Budi Utomo's primary aim was at first not political. However, it gradually shifted toward political aims with representatives in the conservative Volksraad (the People's Council) and the provincial councils in Java. Budi Utomo officially dissolved in 1935. After its dissolution, some members joined the largest political party of the time, the moderate Greater Indonesian Party (Parindra). In keeping with the outlook of Budi Utomo, former members—whether in the Volksraad or Parindra—insisted on using the Indonesian language for all public statements.

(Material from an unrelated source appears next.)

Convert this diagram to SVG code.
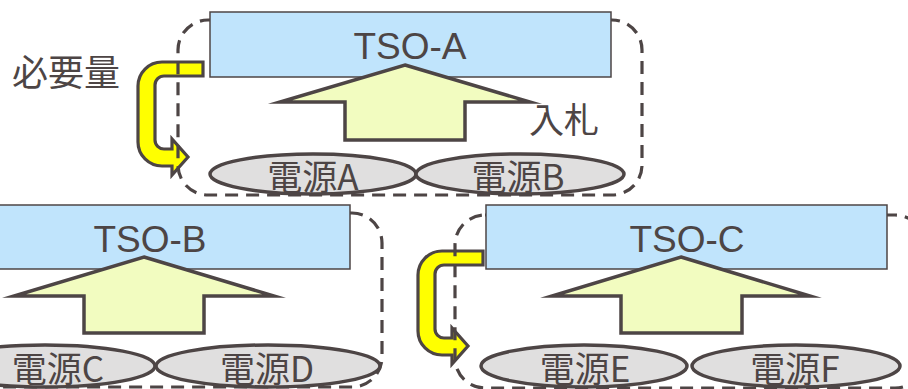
<svg xmlns="http://www.w3.org/2000/svg" width="908" height="389" viewBox="0 0 908 389">
<defs>
<style>
.dash{fill:none;stroke:#4d4545;stroke-width:3.2;stroke-dasharray:13 8}
.tso{fill:#c0e4fc;stroke:#4d4545;stroke-width:1.5}
.up{fill:#f2fcc0;stroke:#4d4545;stroke-width:3.5;stroke-linejoin:miter;stroke-miterlimit:10}
.gen{fill:#e0dfdf;stroke:#4d4545;stroke-width:3.5}
.yl{fill:#ffff00;stroke:#4d4545;stroke-width:3.2;stroke-linejoin:miter}
.t{fill:#4d4545;font-family:"Liberation Sans",Arial,sans-serif;font-size:37px;text-anchor:middle}
.j{fill:#4d4545;font-family:"Noto Sans CJK JP","Liberation Sans",sans-serif;font-size:35px}
.jm{text-anchor:middle}
</style>
<path id="yarrow" class="yl" d="M203,62 H162 A24,24 0 0 0 138,86 V142 A24,24 0 0 0 162,166 H172 V175 L188,157 L172,139 V149 H164 A9,9 0 0 1 155,140 V85 A9,9 0 0 1 164,76 H203 Z"/>
</defs>
<g id="connectors">
<use href="#yarrow"/>
<use href="#yarrow" transform="translate(280,189)"/>
</g>
<g id="region-A">
<rect class="dash" x="178" y="20" width="464" height="175" rx="30"/>
</g>
<g id="region-B">
<rect class="dash" x="-100" y="213" width="482" height="174" rx="30"/>
</g>
<g id="region-C">
<rect class="dash" x="455" y="215" width="470" height="173" rx="30"/>
</g>
<g id="tso-a">
<rect class="tso" x="210" y="12" width="401" height="65"/>
<text class="t" x="410" y="59">TSO-A</text>
</g>
<g id="tso-b">
<rect class="tso" x="-51" y="205" width="401" height="64"/>
<text class="t" x="150" y="252">TSO-B</text>
</g>
<g id="tso-c">
<rect class="tso" x="486" y="205" width="401" height="64"/>
<text class="t" x="687" y="252">TSO-C</text>
</g>
<g id="bid-a">
<polygon class="up" points="405,65 530,102 465,102 465,140 345,140 345,102 280,102"/>
</g>
<g id="bid-b">
<polygon class="up" points="144,257 274,296 204,296 204,333 84,333 84,296 14,296"/>
</g>
<g id="bid-c">
<polygon class="up" points="681,257 810,296 742,296 742,333 621,333 621,296 552,296"/>
</g>
<g id="gen-a">
<ellipse class="gen" cx="313" cy="174" rx="103" ry="20"/>
<text class="j jm" x="313" y="190">電源A</text>
</g>
<g id="gen-b">
<ellipse class="gen" cx="520" cy="174" rx="104" ry="20"/>
<text class="j jm" x="518" y="190">電源B</text>
</g>
<g id="gen-c">
<ellipse class="gen" cx="45" cy="366" rx="110" ry="21"/>
<text class="j jm" x="58" y="382">電源C</text>
</g>
<g id="gen-d">
<ellipse class="gen" cx="268" cy="366" rx="112" ry="21"/>
<text class="j jm" x="267" y="382">電源D</text>
</g>
<g id="gen-e">
<ellipse class="gen" cx="584" cy="366" rx="103" ry="21"/>
<text class="j jm" x="585" y="382">電源E</text>
</g>
<g id="gen-f">
<ellipse class="gen" cx="796" cy="366" rx="104" ry="21"/>
<text class="j jm" x="795" y="382">電源F</text>
</g>
<g id="labels">
<text class="j" x="12" y="86" style="font-size:36px">必要量</text>
<text class="j" x="529" y="133">入札</text>
</g>
</svg>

The use of Budi Utomo to mark the inception of modern nationalism in Indonesia is not without controversy. Although many scholars agree that Budi Utomo was likely the first modern indigenous political organization, others question its value as an index of Indonesian nationalism. For example, in his novels, Pramoedya Ananta Toer pointed to the exclusively aristocratic and male composition of Budi Utomo. Ariel Heryanto questions the nationalism of Budi Utomo, given that its existence was permitted by the Dutch regime: "Because of [Budi Utomo's] remarkably conservative character, the Dutch colonial administration tolerated [it]." Heryanto points to a "more populist and egalitarian" Muslim association (Sarekat Dagang Islamiyah), born a few years prior, as a more genuinely nationalist organization—one which was banned by the Dutch. Heryanto argues that, in enshrining Budi Utomo as the first nationalist organization, the current government reiterates a colonial version of Indonesian history.

==Legacy==
The birth of Budi Utomo on 20 May 1908 has been officially commemorated as the National Awakening Day in Indonesia since 1948.

The Museum of National Awakening in Jakarta, dedicated to the Indonesian National Awakening, is housed in a former STOVIA building related to the birth of Budi Utomo. Initially four museums, including a museum to Budi Utomo and a museum to health and medicine, on 7 February 1984, these topical museums were consolidated into the Museum of National Awakening.